Ryan Chandler

Macros in Laravel

3 min read

This post was published 2 years ago. Some of the information might be outdated!

Laravel's Illuminate\Support\Macroable trait allows you extend classes at runtime with custom methods. The idea is that you provide a named Closure, or callable value, which can then be invoked using PHP's __call() and __callStatic() magic methods.

Let's take a look at an example using a Collection.

$collection = collect([
    'foo' => [
        'bar' => [
            'baz' => 'bob',
        ],
    ],
]);

$collection->get('foo.bar.baz')

I want this code to take the dot-notated path and return the value. The Collection object doesn't support this though. One solution would be swapping out the Collection::get() call for a data_get() call.

$baz = data_get($collection, 'foo.bar.baz');

That does actually work since the data_get() function has some special logic for Collection objects. From a readability point of view, it's not quite as nice though. The Collection object is known for its fluency and method chaining and this bit of code doesn't fit into that pattern.

Let's add a macro the Collection object that does this logic for us.

use Illuminate\Support\Collection;

Collection::macro('path', function (string $path) {
    return data_get($this, $path);
});

The Macroable::macro() method accepts 2 arguments. The first is the name of the macro and the second is a Closure or callable value.

We can now call a magic path() method on the $collection and it will return the value found at the path provided.

$baz = collect([
    // ...
])
    ->path('foo.bar.baz');

Behind the scenes the method call is being delegated to the __call() method implemented by the Macroable trait. It will check if the macro exists and invoke the callback if it does.

What is special about the callback is that we can use $this and reference the object we're calling the macro on instead of the $this context where the macro is defined.

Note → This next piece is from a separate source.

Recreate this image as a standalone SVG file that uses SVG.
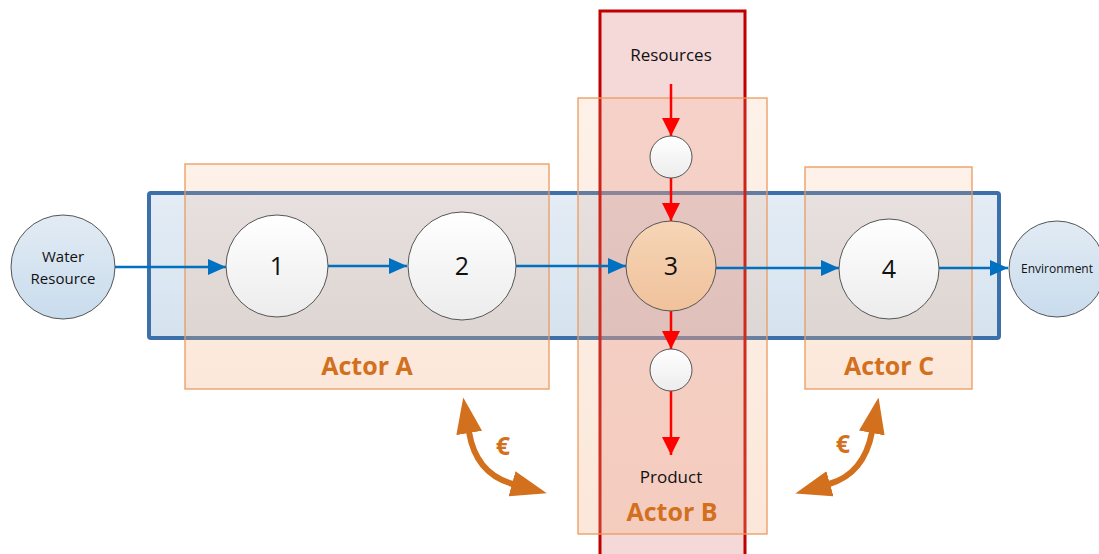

Inside of the Closure, $this is actually the Collection object that we created. To help our IDE understand the context a little more, we can add a DocBlock at the top of the Closure.

Collection::macro('path', function (string $path) {
    /** @var \Illuminate\Support\Collection $this */
    return data_get($this, $path);
});

Intellisense

Since macros are defined at runtime, your IDE likely won't be able to provide any autocomplete or intellisense. I've found the best way to fix this problem is by creating a "stubs" file that has a carcass definition of your macros.

This file has multiple purposes:

  1. It lets your IDE and static analysis tools discover the macros your define.
  2. It serves as a single-source of truth for the macros that you define in your project.

I typically create a .stubs.php file in the root of my project. The path() macro might be stubbed out like below.

<?php

namespace Illuminate\Support
{
    class Collection
    {
        public function path(string $path): mixed {}
    }
}

If your tooling is able to scan that file, it should add the Collection::path() definition to its indexes and provide some autocomplete for you.